Pamela was back from England, worming her way back into Wilson's life, gobbling up his spare time. They went to the movies, out to dinner, and even played tennis over the weekend. I had never even held a tennis racket. Guess we wouldn't be playing doubles. Plus, I didn't exactly have a partner. I couldn't imagine Bev being very good at tennis, and other than Wilson and Tiffa, she was my best friend. And that was just plain sad.

Chapter Twenty-Four

And then the lab called.

I had worked seven straight eight-hour shifts at the cafe, and when I wasn't at the cafe, I was in the basement, wallowing in all the space I'd been given. Wilson stayed away. The only connection I felt with him was at night, when I sat beneath the vent, listening to him play his cello. I had tried to wean myself from even that, simply because the music chaffed at my longing and made me feel raw and rejected. But night after night, I found myself with my face upturned, torturing myself with sound, cursing Wilson and his space.

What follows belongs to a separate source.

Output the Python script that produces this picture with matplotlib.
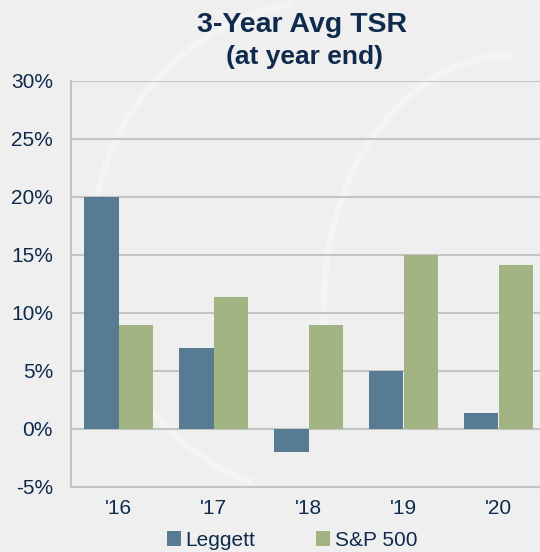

It wasn't that I had forgotten about the pending results of the DNA testing. I hadn't. But I hadn't awaited them eagerly. So when the call came, I was unprepared.

“Blue Echohawk?”

“Yes. This is Blue.”

“This is Heidi Morgan from the Forensics Lab in Reno. We have the results.”

My heart actually hurt it was pounding so hard.

“Okay.” My lips felt numb, and the simple word was all I could form.

“We have a match, Blue. We'd like you to come back to Reno.”

“Okay,” I repeated. They had a match. They knew who I was. “I . . . I need a second to think. I will have to get off work and get a plane ticket . . . and I . . . I need to think,” I stuttered out, sounding ridiculous even to my own ears.

“Absolutely,” Heidi Morgan replied warmly. “Give us a call when you've made your arrangements. I have been in contact with Detective Moody and Sergeant Martinez. Everyone is pretty excited, Blue. This kind of thing doesn't happen very often.”

I promised I would be in touch and disconnected the call, collapsing onto my old recliner where it rested beneath the vent, awaiting another late night symphony. I tried to calm my racing heart and breathe through the nerves that had me biting my nails and tapping my feet against the floor. I needed to tell someone. I needed to tell Wilson. But he wasn't home, and I was mad at him. Without pausing to talk myself out of it, I grabbed the keys and headed out the door. I would go see Tiffa.